TEMPE, Ariz. -- When training camp starts in late July, new Arizona Cardinals wide receiver Marquise Brown won't be slowed by the usual learning curve that players encounter when joining a new team.
Sure, Brown will still be learning the nuances of a new playbook, the tendencies of new teammates and how his new team does certain things, but Brown is in a unique situation in Arizona. He knows the quarterback, former Oklahoma teammate Kyler Murray, as well as any receiver can know their quarterback, and his head coach, Kliff Kingsbury, has largely adapted the offense toward what Brown played in at Oklahoma, even down to some practice drills.
Brown is already at home in the Cardinals' offense and won't simply hit the ground running to start training camp. He'll be flat-out sprinting.

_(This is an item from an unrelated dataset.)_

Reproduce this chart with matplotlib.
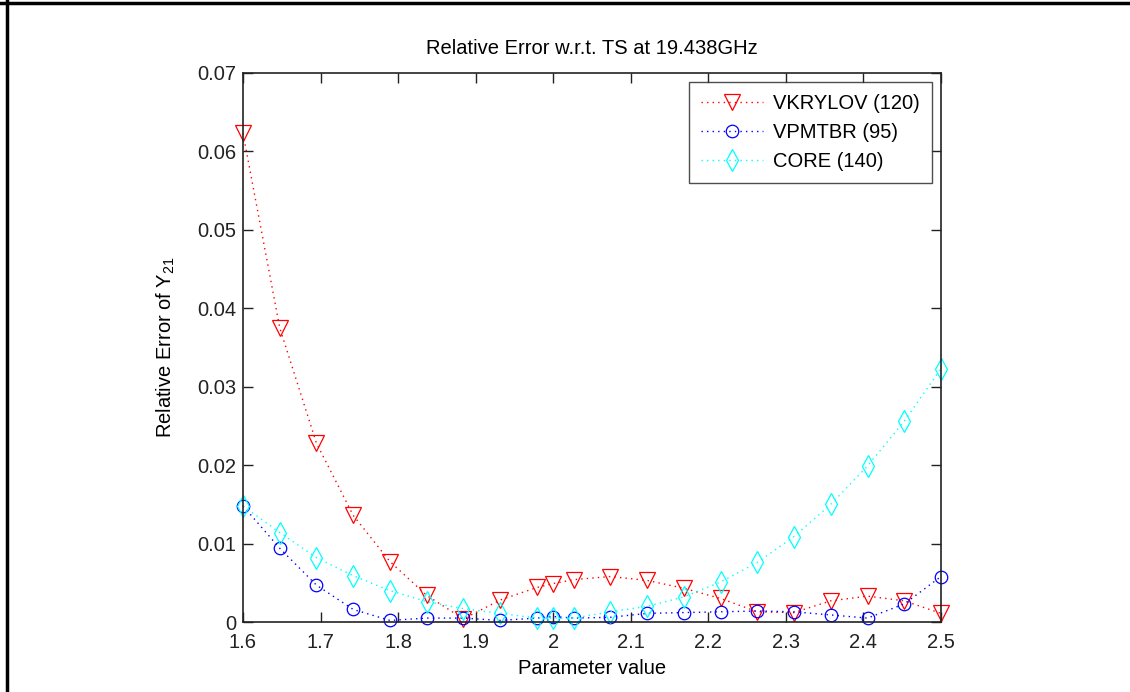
import numpy as np
import matplotlib
matplotlib.use("Agg")
import matplotlib.pyplot as plt
from matplotlib.lines import Line2D

plt.rcParams["font.family"] = ["Liberation Sans", "DejaVu Sans"]
plt.rcParams["mathtext.default"] = "regular"

# Parameter sweep: 20 evenly spaced values plus the nominal point 2.0
param = [1.6, 1.6474, 1.6947, 1.7421, 1.7895, 1.8368, 1.8842, 1.9316, 1.9789, 2.0,
         2.0263, 2.0737, 2.1211, 2.1684, 2.2158, 2.2632, 2.3105, 2.3579, 2.4053,
         2.4526, 2.5]

vkrylov = [0.0623, 0.0375, 0.0228, 0.0136, 0.0077, 0.0034, 0.0004, 0.0028, 0.0044, 0.0049,
           0.0054, 0.0058, 0.0053, 0.0043, 0.0030, 0.0013, 0.0012, 0.0027, 0.0033,
           0.0027, 0.0011]
vpmtbr = [0.0148, 0.0094, 0.0047, 0.0016, 0.0002, 0.0005, 0.0005, 0.0002, 0.0005, 0.0007,
          0.0005, 0.0006, 0.0011, 0.0012, 0.0013, 0.0014, 0.0013, 0.0009, 0.0005,
          0.0023, 0.0058]
core = [0.0148, 0.0114, 0.0082, 0.0059, 0.0040, 0.0026, 0.0017, 0.0011, 0.0005, 0.0005,
        0.0005, 0.0013, 0.0020, 0.0032, 0.0051, 0.0076, 0.0109, 0.0150, 0.0199,
        0.0256, 0.0323]

labels = ["VKRYLOV (120)", "VPMTBR (95)", "CORE (140)"]
xticks = [1.6, 1.7, 1.8, 1.9, 2.0, 2.1, 2.2, 2.3, 2.4, 2.5]
xticklabels = ["1.6", "1.7", "1.8", "1.9", "2", "2.1", "2.2", "2.3", "2.4", "2.5"]
yticks = [0, 0.01, 0.02, 0.03, 0.04, 0.05, 0.06, 0.07]
yticklabels = ["0", "0.01", "0.02", "0.03", "0.04", "0.05", "0.06", "0.07"]

FS = 14.5
W, H = 1130, 692
fig = plt.figure(figsize=(W / 100, H / 100), dpi=100)
ax = fig.add_axes([243 / W, 1 - 622 / H, (941 - 243) / W, (622 - 73) / H])

dots = (1, 3)
styles = [
    dict(color="#ff0000", marker="v", ms=12),
    dict(color="#0000ff", marker="o", ms=9),
    dict(color="#00ffff", marker="d", ms=11),
]
for ys, st, lab in zip([vkrylov, vpmtbr, core], styles, labels):
    ax.plot(param, ys, linestyle=(0, dots), lw=1.0, color=st["color"],
            marker=st["marker"], ms=st["ms"], mfc="none", mec=st["color"],
            mew=0.9, label=lab, clip_on=False)

ax.set_xlim(1.6, 2.5)
ax.set_ylim(0, 0.07)
ax.set_xticks(xticks)
ax.set_xticklabels(xticklabels)
ax.set_yticks(yticks)
ax.set_yticklabels(yticklabels)
ax.tick_params(direction="in", length=7, width=1, top=True, right=True,
               labelsize=FS, colors="#222222")
ax.tick_params(axis="y", pad=5)
ax.tick_params(axis="x", pad=8)
for sp in ax.spines.values():
    sp.set_linewidth(1.2)
    sp.set_color("#222222")

ax.set_title("Relative Error w.r.t. TS at 19.438GHz", fontsize=FS, pad=14)
ax.set_xlabel("Parameter value", fontsize=FS, labelpad=5)
ax.set_ylabel("Relative Error of Y$_{21}$", fontsize=FS, labelpad=14)

leg = ax.legend(loc="upper right", fontsize=FS, frameon=True, fancybox=False,
                edgecolor="#222222", borderaxespad=0.45, handlelength=3.1,
                handletextpad=0.5, labelspacing=0.5, borderpad=0.6)
leg.get_frame().set_linewidth(1.0)

# Outer frame lines along the top and left of the figure
fig.add_artist(Line2D([0, 1], [1 - 3 / H, 1 - 3 / H], color="black", lw=2.5,
                      transform=fig.transFigure))
fig.add_artist(Line2D([7 / W, 7 / W], [0, 1], color="black", lw=2.5,
                      transform=fig.transFigure))

fig.savefig("out.png", dpi=100, facecolor="white")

"I'd say, comparatively speaking, if you're talking about a guy who didn't know the quarterback or didn't play in a similar system and didn't get to work out with him and hear the calls, see the signals, I would say he's way ahead of the curve when it comes to that," Kingsbury said.
Part of Brown's sped-up acclimation was due to his relationship with Murray. The two spent time this offseason working out together in Dallas before Brown's trade to the Cardinals on the first day of the NFL draft in April. They continued their throwing sessions after they were reunited as teammates. Those workouts, however, took on a different tune.
Murray was able to start explaining the scheme to Brown and teach him the hand signals that Arizona uses as a way to relay plays from quarterback to receivers. They also went over Arizona's pace of play, Kingsbury said. When they hit the field together for minicamp, Brown wasn't spending time having to learn both the offense and the signals.
He already knew them.
"It helped me out a lot," Brown said.
The two talk daily, and having caught passes from Murray in some capacity since 2017, Brown knows what his quarterback likes and doesn't like.
"Getting that time in together is huge anytime you can get that type of work," Kingsbury said.
Picking up the offense, beyond what Murray has helped with, has been expedited because of the similarities to what Oklahoma ran when Murray and Brown were there. That was intentional and began when Murray was drafted as the No. 1 overall pick in 2019.
Kingsbury, who coached a version of the Air Raid at Texas Tech, adapted his scheme with some of what Murray ran with the Sooners to shorten Murray's learning curve when he entered the NFL. The byproduct of doing that three years ago is that Brown is able to pick up Arizona's offense quickly now.
"I think it's similar to what he played in at OU," Kingsbury said. "Obviously, position-wise, no-huddle type stuff, signal-based. But he's been in Baltimore for a while now, and so it's just readjusting to that, but I think he feels comfortable in what we're doing."
Even some of the terminology in Arizona is the same as Oklahoma.
"He won't be learning something that's completely foreign to him," USC coach Lincoln Riley, who coached Brown and Murray at Oklahoma, told ESPN. "How we coach routes and some of the things that we believe in from a fundamental and just kind of a philosophical approach will be very similar, as well.
"So, now, I think other than just having been under that exact coach, I think it'd be tough to ask for a potentially smoother transition."
And Brown likes the parts of the offense that are new to him, as well.
"Just attacking, the attack mentality," Brown said. "We trying to put points up and, you know, that's what I love."
Starting the day after Arizona's mandatory minicamp ended in mid-June, Brown was going to start getting his body in shape for training camp. Then he was planning on being wherever Murray was to build on what they've already established and be even further ahead entering training camp than they were during offseason practices.
"The time they've spent together and bond they have on and off the field, that adds up," Riley said. "I mean, that counts. There'll be a lot of built-up trust and excitement."